=== DATA BLOCK ===
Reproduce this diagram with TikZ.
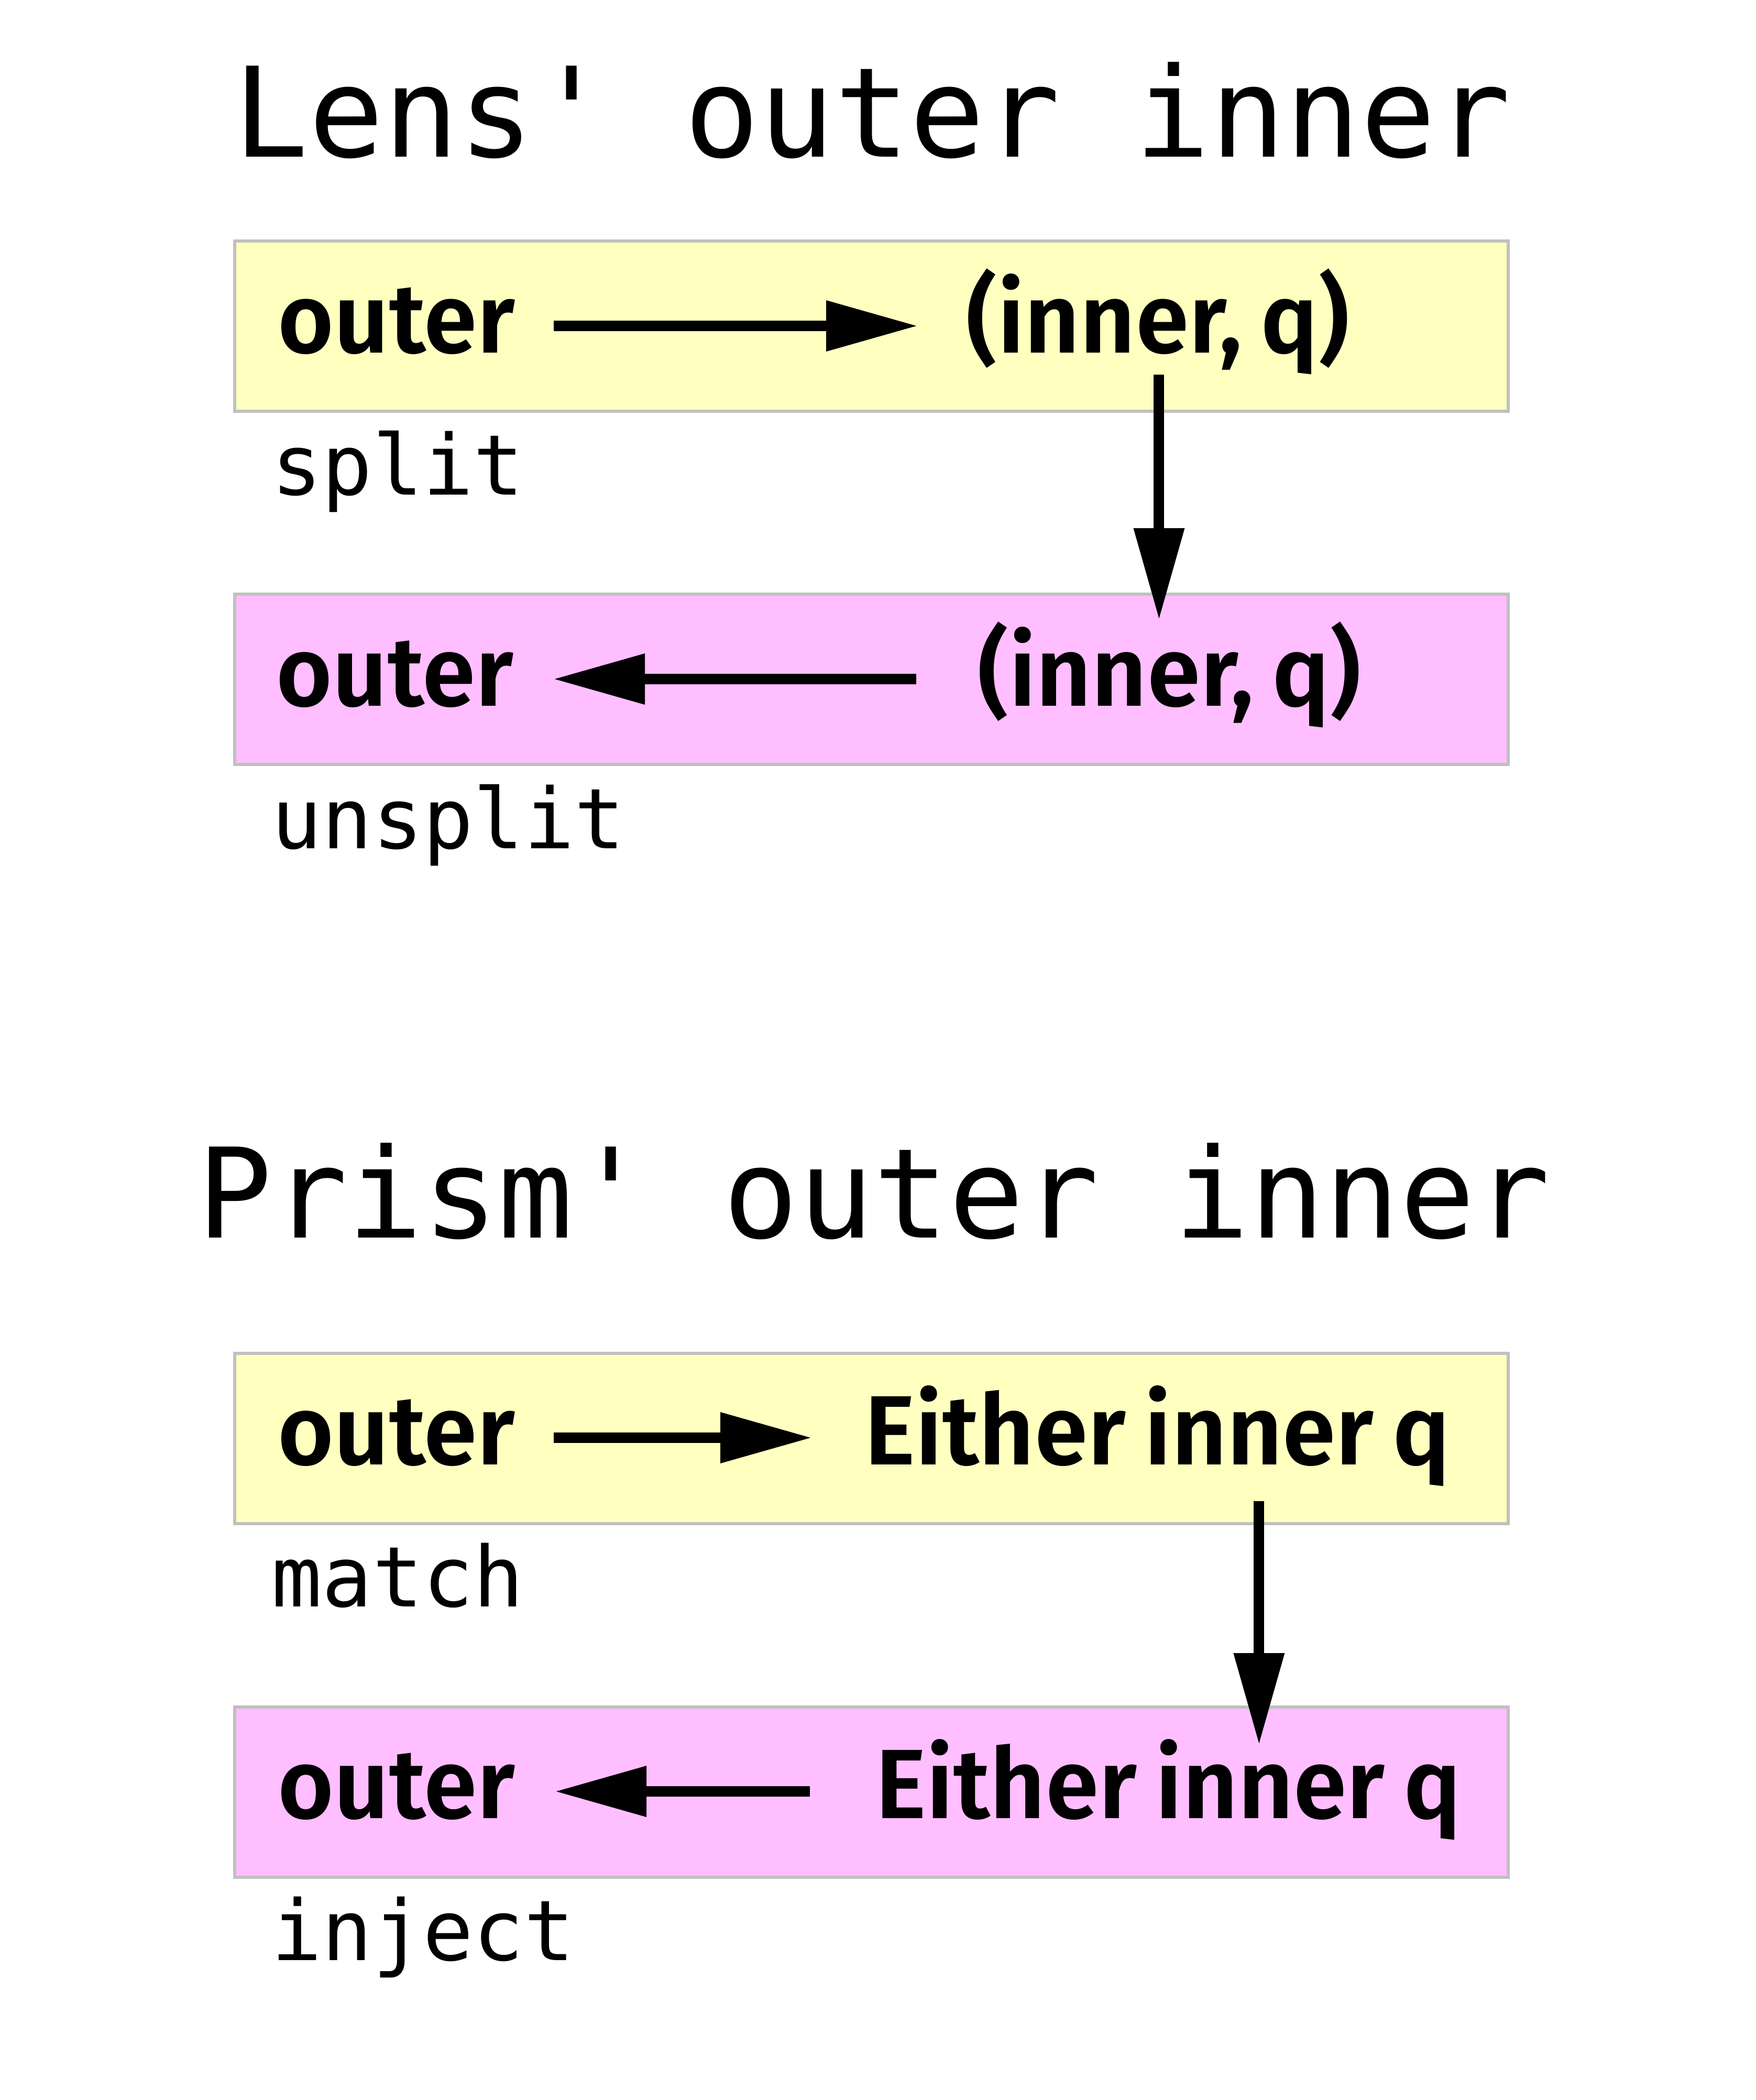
\documentclass[tikz,border=0pt]{standalone}
\usepackage{fontspec}
\usetikzlibrary{arrows.meta}
\newfontfamily\boxfont[FakeStretch=0.975,WordSpace=0.8,BoldFont={Fira Sans SemiBold}]{Fira Sans}
\setmonofont{DejaVu Sans Mono}
\definecolor{boxyellow}{RGB}{255,255,192}
\definecolor{boxpink}{RGB}{255,190,255}
\definecolor{boxline}{RGB}{192,192,192}

\begin{document}
\begin{tikzpicture}[
    box/.style={draw=boxline, line width=0.06cm, minimum width=24.31cm, minimum height=3.25cm},
    ybox/.style={box, fill=boxyellow},
    pbox/.style={box, fill=boxpink},
    txt/.style={inner sep=0pt, anchor=base west, font=\boxfont\bfseries\fontsize{53.5}{60}\selectfont},
    fn/.style={inner sep=0pt, anchor=base west, font=\ttfamily\fontsize{45.5}{50}\selectfont},
    ttl/.style={inner sep=0pt, anchor=base, font=\ttfamily\fontsize{67.8}{75}\selectfont},
    arr/.style={-{Triangle[length=1.75cm, width=0.92cm]}, line width=0.2cm}
]
\useasboundingbox (0,0) rectangle (33.52,-40.08);

% Lens
\node[ttl] (lenst) at (16.65,-2.99) {Lens' outer inner};
\node[ybox] (box1) at (16.635,-6.225) {};
\node[txt] (out1) at (5.30,-6.73) {outer};
\node[txt] (iq1) at (18.44,-6.73) {(inner, q)};
\node[fn] (split) at (5.18,-9.44) {split};
\node[pbox] (box2) at (16.635,-12.965) {};
\node[txt] (out2) at (5.27,-13.47) {outer};
\node[txt] (iq2) at (18.66,-13.47) {(inner, q)};
\node[fn] (unsplit) at (5.18,-16.19) {unsplit};

\draw[arr, shorten <=0.73cm, shorten >=0.92cm] ([yshift=0.51cm]out1.base east) -- ([yshift=0.51cm]iq1.base west);
\draw[arr] ([xshift=0.02cm]iq1.south) -- ++(0,-4.68);
\draw[arr, shorten <=1.17cm, shorten >=0.75cm] ([yshift=0.51cm]iq2.base west) -- ([yshift=0.51cm]out2.base east);

% Prism
\node[ttl] (prismt) at (16.68,-23.62) {Prism' outer inner};
\node[ybox] (box3) at (16.635,-27.455) {};
\node[txt] (out3) at (5.30,-27.95) {outer};
\node[txt] (eith1) at (16.50,-27.95) {Either inner q};
\node[fn] (match) at (5.18,-30.66) {match};
\node[pbox] (box4) at (16.635,-34.20) {};
\node[txt] (out4) at (5.30,-34.70) {outer};
\node[txt] (eith2) at (16.71,-34.70) {Either inner q};
\node[fn] (inject) at (5.18,-37.41) {inject};

\draw[arr, shorten <=0.73cm, shorten >=1cm] ([yshift=0.51cm]out3.base east) -- ([yshift=0.51cm]eith1.base west);
\draw[arr] ([xshift=1.94cm, yshift=-0.28cm]eith1.south) -- ++(0,-4.65);
\draw[arr, shorten <=1.25cm, shorten >=0.75cm] ([yshift=0.51cm]eith2.base west) -- ([yshift=0.51cm]out4.base east);
\end{tikzpicture}
\end{document}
===
YOUR GOAL: Skipping the pictures, transcribe each line above exactly as it appears.

SOLUTION BELOW:
Reproduce this diagram with TikZ.
\documentclass[tikz,border=0pt]{standalone}
\usepackage{fontspec}
\usetikzlibrary{arrows.meta}
\newfontfamily\boxfont[FakeStretch=0.975,WordSpace=0.8,BoldFont={Fira Sans SemiBold}]{Fira Sans}
\setmonofont{DejaVu Sans Mono}
\definecolor{boxyellow}{RGB}{255,255,192}
\definecolor{boxpink}{RGB}{255,190,255}
\definecolor{boxline}{RGB}{192,192,192}

\begin{document}
\begin{tikzpicture}[
    box/.style={draw=boxline, line width=0.06cm, minimum width=24.31cm, minimum height=3.25cm},
    ybox/.style={box, fill=boxyellow},
    pbox/.style={box, fill=boxpink},
    txt/.style={inner sep=0pt, anchor=base west, font=\boxfont\bfseries\fontsize{53.5}{60}\selectfont},
    fn/.style={inner sep=0pt, anchor=base west, font=\ttfamily\fontsize{45.5}{50}\selectfont},
    ttl/.style={inner sep=0pt, anchor=base, font=\ttfamily\fontsize{67.8}{75}\selectfont},
    arr/.style={-{Triangle[length=1.75cm, width=0.92cm]}, line width=0.2cm}
]
\useasboundingbox (0,0) rectangle (33.52,-40.08);

% Lens
\node[ttl] (lenst) at (16.65,-2.99) {Lens' outer inner};
\node[ybox] (box1) at (16.635,-6.225) {};
\node[txt] (out1) at (5.30,-6.73) {outer};
\node[txt] (iq1) at (18.44,-6.73) {(inner, q)};
\node[fn] (split) at (5.18,-9.44) {split};
\node[pbox] (box2) at (16.635,-12.965) {};
\node[txt] (out2) at (5.27,-13.47) {outer};
\node[txt] (iq2) at (18.66,-13.47) {(inner, q)};
\node[fn] (unsplit) at (5.18,-16.19) {unsplit};

\draw[arr, shorten <=0.73cm, shorten >=0.92cm] ([yshift=0.51cm]out1.base east) -- ([yshift=0.51cm]iq1.base west);
\draw[arr] ([xshift=0.02cm]iq1.south) -- ++(0,-4.68);
\draw[arr, shorten <=1.17cm, shorten >=0.75cm] ([yshift=0.51cm]iq2.base west) -- ([yshift=0.51cm]out2.base east);

% Prism
\node[ttl] (prismt) at (16.68,-23.62) {Prism' outer inner};
\node[ybox] (box3) at (16.635,-27.455) {};
\node[txt] (out3) at (5.30,-27.95) {outer};
\node[txt] (eith1) at (16.50,-27.95) {Either inner q};
\node[fn] (match) at (5.18,-30.66) {match};
\node[pbox] (box4) at (16.635,-34.20) {};
\node[txt] (out4) at (5.30,-34.70) {outer};
\node[txt] (eith2) at (16.71,-34.70) {Either inner q};
\node[fn] (inject) at (5.18,-37.41) {inject};

\draw[arr, shorten <=0.73cm, shorten >=1cm] ([yshift=0.51cm]out3.base east) -- ([yshift=0.51cm]eith1.base west);
\draw[arr] ([xshift=1.94cm, yshift=-0.28cm]eith1.south) -- ++(0,-4.65);
\draw[arr, shorten <=1.25cm, shorten >=0.75cm] ([yshift=0.51cm]eith2.base west) -- ([yshift=0.51cm]out4.base east);
\end{tikzpicture}
\end{document}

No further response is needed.